There have been some claims that rents would reduce by more than 40%. In the impact assessments in 2016, the Government specifically said that they did not know what effect the reforms would have on rental payments. There is reference in the impact assessment to independent analysis which predicted a 40% decrease. Some lobby groups have asserted that this figure demonstrates that the Government committed that rent reductions would be no more than 40%. The Government maintain that this was not a government commitment, but it did appear in the impact assessment and we expected the market to adjust.
As I said, rent is only one element and other variations occur in practice. We understand the various things that have been said by various companies. A number of noble Lords reflected on the CEBR research. The Government have problems with the report from the CEBR. First, the picture the report paints of government policy is incomplete and partial. Secondly, the alternative changes the report proposes do not account for key challenges, which in our view means that they would not deliver the results the CEBR suggests. The report focuses excessively on the prospective interests of landowners and we are trying to get the right balance.
On the Institute of Economic Affairs, I should be very clear and have to declare my interests. I am the former academic and research director of the institute, so I would not wish to comment one way or the other on its report, but I know that it used as its source some of the work from the CEBR’s and other reports. My successor, Dr James Forder, is an excellent analyst and economist. Indeed, he is the economics tutor at Balliol College in Oxford—I digress.
I am afraid that, while I completely understand the arguments—I have had conversations with a number of noble Lords and am very grateful to those who have come to meetings and heard the Government’s perspective—we cannot accept these amendments. Perhaps in vain, or in aspiration, I ask noble Lords to consider not pressing them.
Before the Minister sits down, I make the point that, in my experience, the rent is the key factor, certainly over a period of time. Frequently no or minor payments are made, and it is simply that an agreement is struck for the rent. Trying to diminish the importance of the rent in the way the Minister has is something I find hard to swallow.
The Minister prays in aid consistency. If the valuation method is unfair, what this Bill does is ensure that a consistent unfairness is imposed, so I find that slightly tautologous. Does the Minister accept, agree and support the idea that a valuation based on a site that is known to be imminently the site of a mast should be done as if there was no mast site?
I thank the noble Lord for his question. I am interested in the point he makes about the amount or proportion of rent in the overall agreement. Whatever happens in this debate, I would be very happy to continue that conversation with him and my officials to make sure that we can close any gap in understanding.

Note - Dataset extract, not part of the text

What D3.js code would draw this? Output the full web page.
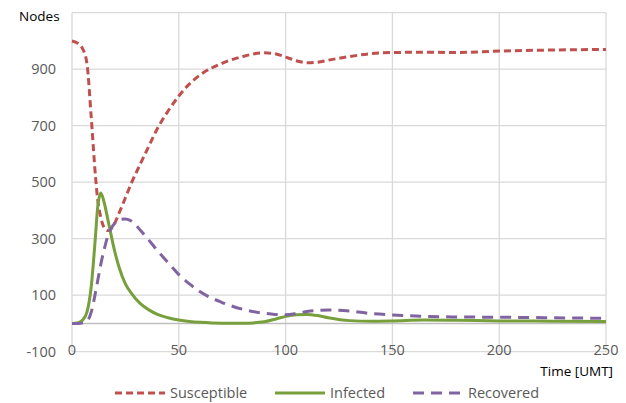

The noble Lord will recognise that I have to defend the Government’s position as the Minister, so I continue to say that the Government cannot accept these amendments, but we hope, perhaps vainly, that the noble Lords who tabled them will consider not pressing them.
My Lords, I strongly support these amendments, to which I have added my name. As I have said, I am a litigator, and it is a tremendous help to get parties together in some form of alternative dispute resolution before a matter is litigated. Compelling ADR as step 1 in an escalating dispute is common, and indeed is often to be found within contractual obligations themselves, particularly between parties of disparate size and resource. Given all that has been said about the fractious and broken market, and the huge number of disputes that are occurring, the more that can be done to head these off before litigation costs escalate, the better.
I was referred to a decision this morning of the Lands Tribunal where a lease negotiation had been settled at the door of court: the decision focused only on the issue of costs. The tribunal awarded £5,000 in costs, but the total bill was over £100,000. Litigation costs can be huge and, as the noble Baroness, Lady McIntosh, has indicated, that can keep small site owners out of litigation: they have to just roll over. ADR can occur in the form of mediation, arbitration or simply expert determination on a specific technical or legal issue in contention. It is key to greasing the wheels of these challenging transactions and, given the difference in size and resource between site owners and telecoms operators, it would be most helpful.
My Lords, I was in two minds about these amendments, but I will support them in the final analysis. ADR is of course a good thing if it avoids lengthy and costly court proceedings. My concern is that it can also become a token activity, backed by the threat of subsequent court action to intimidate site owners, reflected in the inequality of arms between the parties, which others have already referred to.
I would greatly prefer an outcome where disputes can be resolved between the parties, and perhaps their respective agents, where the balance of negotiation is fair. I made a proposal in my earlier remarks on this, to which I have received no response.
The Bill, as drafted, sets site owners and operators needlessly on a collision path. No disputes will be resolved; they will simply be won by brutal compulsion that will lead to delay and protracted proceedings. If the Bill goes ahead as is, ADR should be mandatory as a first step in at least seeking some resolution. I therefore support the amendments in this group.
The view of these Benches is that throughout the passage of the Bill it has been clear that a strong case has been made for better protection for landowners against the power of telecoms operators. However, the ADR process that the Government are providing under Clause 68 is non-binding. Telecoms companies need to show only that they have considered it to avoid costs. This will not make them engage with the spirit of the process, and we expect telecoms companies to take matters to court as quickly as possible instead, with all the consequences that entails of costs on both sides.
As the noble Baroness, Lady McIntosh, stated, to address this the Government should make ADR compulsory for any dispute and issue guidance about reasonable terms. Properly enforced, we believe it would reduce operators’ reliance on litigation through the courts, which sometimes takes the rather oppressive form of threats, and encourage better behaviour by both parties. Given the potential benefits to both parties and the wider public interest, it is difficult to see the case for this process remaining advisory. In principle, we very much support Amendments 25, 26 and 27, so well advocated by the noble Baroness, Lady McIntosh, the noble Lord, Lord Cromwell, and the noble Earl, Lord Devon.